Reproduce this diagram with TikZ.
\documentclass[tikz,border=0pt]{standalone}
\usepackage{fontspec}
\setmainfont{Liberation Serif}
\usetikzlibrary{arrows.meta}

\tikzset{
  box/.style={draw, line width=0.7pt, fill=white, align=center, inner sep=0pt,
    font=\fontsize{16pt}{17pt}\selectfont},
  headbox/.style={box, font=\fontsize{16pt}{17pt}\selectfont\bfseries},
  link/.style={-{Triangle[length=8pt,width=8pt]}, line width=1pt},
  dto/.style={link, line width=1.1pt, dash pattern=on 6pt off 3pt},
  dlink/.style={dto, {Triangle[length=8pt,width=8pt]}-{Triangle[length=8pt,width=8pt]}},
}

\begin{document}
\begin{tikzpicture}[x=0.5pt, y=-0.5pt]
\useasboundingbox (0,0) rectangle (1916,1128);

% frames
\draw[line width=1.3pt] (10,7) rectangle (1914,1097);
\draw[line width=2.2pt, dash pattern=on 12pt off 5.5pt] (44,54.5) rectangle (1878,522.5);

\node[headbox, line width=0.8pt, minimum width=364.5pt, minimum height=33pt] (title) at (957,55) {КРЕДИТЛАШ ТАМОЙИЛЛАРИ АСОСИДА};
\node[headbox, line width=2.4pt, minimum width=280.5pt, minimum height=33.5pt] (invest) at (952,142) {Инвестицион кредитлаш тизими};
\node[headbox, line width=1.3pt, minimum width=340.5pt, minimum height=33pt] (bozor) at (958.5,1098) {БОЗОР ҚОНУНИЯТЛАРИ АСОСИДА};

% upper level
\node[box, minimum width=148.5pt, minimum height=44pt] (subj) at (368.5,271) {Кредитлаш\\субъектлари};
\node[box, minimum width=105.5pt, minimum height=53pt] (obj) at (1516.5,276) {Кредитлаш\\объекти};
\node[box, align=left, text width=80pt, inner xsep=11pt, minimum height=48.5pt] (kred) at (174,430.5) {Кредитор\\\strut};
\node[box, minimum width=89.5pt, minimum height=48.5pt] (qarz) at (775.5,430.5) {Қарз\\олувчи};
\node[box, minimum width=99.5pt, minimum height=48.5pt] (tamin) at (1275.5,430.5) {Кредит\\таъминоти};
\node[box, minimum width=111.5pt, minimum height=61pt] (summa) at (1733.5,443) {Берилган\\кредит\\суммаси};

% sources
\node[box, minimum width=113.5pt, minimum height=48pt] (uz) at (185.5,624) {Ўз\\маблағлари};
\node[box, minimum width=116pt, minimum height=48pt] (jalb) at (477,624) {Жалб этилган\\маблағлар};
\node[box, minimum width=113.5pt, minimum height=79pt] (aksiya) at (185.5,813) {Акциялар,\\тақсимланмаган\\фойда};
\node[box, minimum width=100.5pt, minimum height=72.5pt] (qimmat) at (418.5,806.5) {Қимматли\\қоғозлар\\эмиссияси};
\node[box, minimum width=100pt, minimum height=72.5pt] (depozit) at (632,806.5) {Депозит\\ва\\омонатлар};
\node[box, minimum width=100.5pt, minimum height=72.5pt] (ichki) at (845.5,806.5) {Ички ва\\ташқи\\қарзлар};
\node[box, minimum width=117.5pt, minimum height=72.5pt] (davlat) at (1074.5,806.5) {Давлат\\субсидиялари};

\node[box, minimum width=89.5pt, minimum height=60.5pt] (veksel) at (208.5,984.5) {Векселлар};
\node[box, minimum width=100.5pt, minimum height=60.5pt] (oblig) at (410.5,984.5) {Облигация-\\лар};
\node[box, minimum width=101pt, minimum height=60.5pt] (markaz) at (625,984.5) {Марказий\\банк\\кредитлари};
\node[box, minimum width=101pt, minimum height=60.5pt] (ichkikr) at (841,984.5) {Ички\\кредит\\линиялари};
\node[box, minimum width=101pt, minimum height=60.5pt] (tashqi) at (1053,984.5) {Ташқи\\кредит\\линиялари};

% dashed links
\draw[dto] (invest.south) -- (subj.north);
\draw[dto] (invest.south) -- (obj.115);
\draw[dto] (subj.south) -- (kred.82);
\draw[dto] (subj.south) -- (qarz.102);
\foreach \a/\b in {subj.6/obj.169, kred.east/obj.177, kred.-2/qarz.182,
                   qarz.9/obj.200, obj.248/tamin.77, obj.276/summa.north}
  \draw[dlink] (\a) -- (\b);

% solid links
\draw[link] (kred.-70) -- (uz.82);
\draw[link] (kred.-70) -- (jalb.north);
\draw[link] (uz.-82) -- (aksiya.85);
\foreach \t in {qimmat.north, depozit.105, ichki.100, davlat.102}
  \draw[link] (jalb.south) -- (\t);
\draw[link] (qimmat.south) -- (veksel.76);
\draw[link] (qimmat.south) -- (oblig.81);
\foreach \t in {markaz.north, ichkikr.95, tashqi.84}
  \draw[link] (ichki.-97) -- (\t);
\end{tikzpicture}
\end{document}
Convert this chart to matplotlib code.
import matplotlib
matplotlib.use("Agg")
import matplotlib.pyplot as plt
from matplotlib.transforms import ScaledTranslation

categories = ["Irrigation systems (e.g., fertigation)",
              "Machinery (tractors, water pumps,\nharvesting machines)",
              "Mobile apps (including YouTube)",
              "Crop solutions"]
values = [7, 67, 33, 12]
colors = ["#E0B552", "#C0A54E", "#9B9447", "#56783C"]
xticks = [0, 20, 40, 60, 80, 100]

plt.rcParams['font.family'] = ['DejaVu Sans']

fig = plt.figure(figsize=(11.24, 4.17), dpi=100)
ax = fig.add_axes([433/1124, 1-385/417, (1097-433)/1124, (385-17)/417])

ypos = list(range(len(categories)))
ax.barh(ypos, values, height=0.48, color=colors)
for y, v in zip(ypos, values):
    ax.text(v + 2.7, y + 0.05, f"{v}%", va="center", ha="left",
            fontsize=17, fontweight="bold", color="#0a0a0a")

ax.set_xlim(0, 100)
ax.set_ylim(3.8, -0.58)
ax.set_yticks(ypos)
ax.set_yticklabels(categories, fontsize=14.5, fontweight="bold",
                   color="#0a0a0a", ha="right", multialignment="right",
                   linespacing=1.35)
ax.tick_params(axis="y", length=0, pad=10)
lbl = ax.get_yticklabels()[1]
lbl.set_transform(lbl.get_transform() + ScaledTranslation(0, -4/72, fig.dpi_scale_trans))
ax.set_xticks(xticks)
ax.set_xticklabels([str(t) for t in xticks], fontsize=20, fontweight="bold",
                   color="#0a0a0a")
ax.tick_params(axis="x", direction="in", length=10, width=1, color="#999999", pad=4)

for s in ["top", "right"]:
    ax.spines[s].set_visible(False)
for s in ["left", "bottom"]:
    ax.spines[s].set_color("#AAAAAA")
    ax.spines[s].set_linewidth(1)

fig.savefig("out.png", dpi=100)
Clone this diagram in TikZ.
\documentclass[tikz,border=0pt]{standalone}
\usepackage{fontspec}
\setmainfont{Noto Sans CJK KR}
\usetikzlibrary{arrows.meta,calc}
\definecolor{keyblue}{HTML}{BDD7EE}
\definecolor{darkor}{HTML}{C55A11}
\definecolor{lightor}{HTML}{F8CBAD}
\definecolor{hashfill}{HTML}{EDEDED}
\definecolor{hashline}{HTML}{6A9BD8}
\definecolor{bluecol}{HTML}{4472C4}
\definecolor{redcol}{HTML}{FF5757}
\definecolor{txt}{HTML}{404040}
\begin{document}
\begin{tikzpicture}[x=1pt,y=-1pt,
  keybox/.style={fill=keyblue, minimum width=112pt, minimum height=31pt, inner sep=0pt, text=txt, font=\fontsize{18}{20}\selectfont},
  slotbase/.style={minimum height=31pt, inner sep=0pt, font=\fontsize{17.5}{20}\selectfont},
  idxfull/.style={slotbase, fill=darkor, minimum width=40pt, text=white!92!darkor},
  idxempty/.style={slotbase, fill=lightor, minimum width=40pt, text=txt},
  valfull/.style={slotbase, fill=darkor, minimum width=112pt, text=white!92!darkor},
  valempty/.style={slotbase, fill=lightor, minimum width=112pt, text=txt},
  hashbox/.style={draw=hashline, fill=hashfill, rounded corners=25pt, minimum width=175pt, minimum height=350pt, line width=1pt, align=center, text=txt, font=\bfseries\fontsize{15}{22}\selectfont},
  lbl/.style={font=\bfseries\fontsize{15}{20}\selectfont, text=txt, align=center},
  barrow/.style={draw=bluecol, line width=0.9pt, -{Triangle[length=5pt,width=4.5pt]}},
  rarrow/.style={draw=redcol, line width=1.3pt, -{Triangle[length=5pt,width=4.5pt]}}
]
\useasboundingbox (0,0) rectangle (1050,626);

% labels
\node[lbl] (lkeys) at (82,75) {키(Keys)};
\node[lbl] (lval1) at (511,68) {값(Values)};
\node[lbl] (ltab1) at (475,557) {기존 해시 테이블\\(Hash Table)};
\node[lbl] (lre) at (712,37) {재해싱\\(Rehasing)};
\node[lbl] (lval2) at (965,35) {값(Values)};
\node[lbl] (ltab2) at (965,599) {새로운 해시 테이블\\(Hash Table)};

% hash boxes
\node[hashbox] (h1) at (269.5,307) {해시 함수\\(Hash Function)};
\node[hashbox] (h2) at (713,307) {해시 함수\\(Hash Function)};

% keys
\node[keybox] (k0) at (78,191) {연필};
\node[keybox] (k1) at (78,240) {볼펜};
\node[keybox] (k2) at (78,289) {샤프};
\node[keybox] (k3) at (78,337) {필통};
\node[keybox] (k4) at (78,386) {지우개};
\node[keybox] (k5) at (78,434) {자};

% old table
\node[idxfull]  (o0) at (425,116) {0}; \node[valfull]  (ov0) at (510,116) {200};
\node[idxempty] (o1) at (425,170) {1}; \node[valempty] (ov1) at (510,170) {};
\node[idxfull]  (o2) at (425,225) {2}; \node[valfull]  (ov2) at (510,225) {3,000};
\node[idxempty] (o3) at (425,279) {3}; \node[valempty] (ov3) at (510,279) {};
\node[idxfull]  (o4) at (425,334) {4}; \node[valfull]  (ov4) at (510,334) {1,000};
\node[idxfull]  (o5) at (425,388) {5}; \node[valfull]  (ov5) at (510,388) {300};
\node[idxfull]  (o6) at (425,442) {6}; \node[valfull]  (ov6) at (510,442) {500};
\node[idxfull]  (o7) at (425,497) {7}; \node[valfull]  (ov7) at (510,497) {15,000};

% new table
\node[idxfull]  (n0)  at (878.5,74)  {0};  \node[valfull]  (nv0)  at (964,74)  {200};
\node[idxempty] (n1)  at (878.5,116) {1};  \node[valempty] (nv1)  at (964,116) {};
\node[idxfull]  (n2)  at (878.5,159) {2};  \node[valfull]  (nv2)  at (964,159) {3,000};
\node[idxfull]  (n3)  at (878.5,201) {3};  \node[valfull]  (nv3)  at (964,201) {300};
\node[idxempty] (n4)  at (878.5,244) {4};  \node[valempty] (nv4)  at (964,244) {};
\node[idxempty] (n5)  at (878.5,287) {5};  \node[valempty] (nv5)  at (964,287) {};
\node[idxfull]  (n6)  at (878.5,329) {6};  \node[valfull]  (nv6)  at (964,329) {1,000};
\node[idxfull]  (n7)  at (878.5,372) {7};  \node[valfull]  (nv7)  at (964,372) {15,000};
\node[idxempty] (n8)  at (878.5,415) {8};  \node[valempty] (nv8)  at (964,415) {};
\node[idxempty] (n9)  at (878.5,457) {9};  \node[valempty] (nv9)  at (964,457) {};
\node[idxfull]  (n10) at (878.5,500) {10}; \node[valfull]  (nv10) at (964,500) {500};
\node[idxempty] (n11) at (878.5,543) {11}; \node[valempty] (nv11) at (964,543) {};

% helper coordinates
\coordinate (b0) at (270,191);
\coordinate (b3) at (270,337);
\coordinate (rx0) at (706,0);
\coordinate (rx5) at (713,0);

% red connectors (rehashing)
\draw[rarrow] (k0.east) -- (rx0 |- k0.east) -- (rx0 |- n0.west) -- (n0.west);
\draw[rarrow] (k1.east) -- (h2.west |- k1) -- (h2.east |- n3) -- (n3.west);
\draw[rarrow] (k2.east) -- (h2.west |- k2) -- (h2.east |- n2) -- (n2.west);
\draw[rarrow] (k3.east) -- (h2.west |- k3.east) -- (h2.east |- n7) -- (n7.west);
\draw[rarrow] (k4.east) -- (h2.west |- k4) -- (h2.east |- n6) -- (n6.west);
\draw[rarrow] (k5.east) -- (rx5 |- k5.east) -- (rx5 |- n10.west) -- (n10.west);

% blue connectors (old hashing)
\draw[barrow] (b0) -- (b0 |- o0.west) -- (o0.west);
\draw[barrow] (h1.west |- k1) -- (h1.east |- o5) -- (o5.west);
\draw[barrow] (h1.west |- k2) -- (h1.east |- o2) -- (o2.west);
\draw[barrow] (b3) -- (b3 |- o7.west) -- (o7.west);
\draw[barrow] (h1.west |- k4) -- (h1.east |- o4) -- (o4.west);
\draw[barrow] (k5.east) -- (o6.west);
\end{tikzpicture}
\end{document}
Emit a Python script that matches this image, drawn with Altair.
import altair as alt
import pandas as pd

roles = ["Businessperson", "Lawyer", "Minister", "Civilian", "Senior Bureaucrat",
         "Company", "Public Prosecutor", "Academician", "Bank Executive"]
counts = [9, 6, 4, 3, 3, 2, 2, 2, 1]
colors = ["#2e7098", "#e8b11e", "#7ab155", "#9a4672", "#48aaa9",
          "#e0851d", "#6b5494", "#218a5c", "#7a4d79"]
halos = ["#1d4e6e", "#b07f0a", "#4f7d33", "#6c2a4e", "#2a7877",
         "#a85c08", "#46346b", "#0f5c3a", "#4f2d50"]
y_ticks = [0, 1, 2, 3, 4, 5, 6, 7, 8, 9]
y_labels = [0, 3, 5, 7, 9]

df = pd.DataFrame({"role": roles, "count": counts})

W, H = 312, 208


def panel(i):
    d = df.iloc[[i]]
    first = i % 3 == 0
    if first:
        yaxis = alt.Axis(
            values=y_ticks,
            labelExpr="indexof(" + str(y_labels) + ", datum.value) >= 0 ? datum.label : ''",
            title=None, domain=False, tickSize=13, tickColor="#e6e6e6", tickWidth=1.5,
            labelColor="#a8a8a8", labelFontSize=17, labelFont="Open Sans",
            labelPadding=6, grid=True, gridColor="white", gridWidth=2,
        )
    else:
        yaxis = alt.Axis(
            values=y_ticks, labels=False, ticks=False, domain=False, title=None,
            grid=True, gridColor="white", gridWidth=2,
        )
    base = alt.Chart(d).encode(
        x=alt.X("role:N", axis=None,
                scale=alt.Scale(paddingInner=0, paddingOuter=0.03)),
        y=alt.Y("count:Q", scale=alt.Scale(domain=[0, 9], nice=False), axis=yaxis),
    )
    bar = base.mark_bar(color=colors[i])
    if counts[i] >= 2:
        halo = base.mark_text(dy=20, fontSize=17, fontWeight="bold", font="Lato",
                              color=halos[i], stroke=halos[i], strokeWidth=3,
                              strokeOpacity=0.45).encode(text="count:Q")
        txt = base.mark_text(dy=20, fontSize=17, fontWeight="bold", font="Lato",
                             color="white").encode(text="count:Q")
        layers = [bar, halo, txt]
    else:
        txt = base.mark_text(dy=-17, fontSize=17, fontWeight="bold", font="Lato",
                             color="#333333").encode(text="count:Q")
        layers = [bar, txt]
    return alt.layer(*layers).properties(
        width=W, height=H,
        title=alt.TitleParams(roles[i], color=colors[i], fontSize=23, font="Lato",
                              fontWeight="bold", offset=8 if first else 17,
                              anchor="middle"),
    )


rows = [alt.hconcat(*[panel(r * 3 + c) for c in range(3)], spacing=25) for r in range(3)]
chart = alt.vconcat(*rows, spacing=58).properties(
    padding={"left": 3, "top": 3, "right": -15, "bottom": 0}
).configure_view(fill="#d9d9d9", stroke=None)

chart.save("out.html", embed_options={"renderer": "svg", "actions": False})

****************

Brief ->
Beginning at the top of the data, please return every line until and including the line containing "(0,0) rectangle (1916,1128);", copied exactly, and nothing past it.

Exercise response ->
Reproduce this diagram with TikZ.
\documentclass[tikz,border=0pt]{standalone}
\usepackage{fontspec}
\setmainfont{Liberation Serif}
\usetikzlibrary{arrows.meta}

\tikzset{
  box/.style={draw, line width=0.7pt, fill=white, align=center, inner sep=0pt,
    font=\fontsize{16pt}{17pt}\selectfont},
  headbox/.style={box, font=\fontsize{16pt}{17pt}\selectfont\bfseries},
  link/.style={-{Triangle[length=8pt,width=8pt]}, line width=1pt},
  dto/.style={link, line width=1.1pt, dash pattern=on 6pt off 3pt},
  dlink/.style={dto, {Triangle[length=8pt,width=8pt]}-{Triangle[length=8pt,width=8pt]}},
}

\begin{document}
\begin{tikzpicture}[x=0.5pt, y=-0.5pt]
\useasboundingbox (0,0) rectangle (1916,1128);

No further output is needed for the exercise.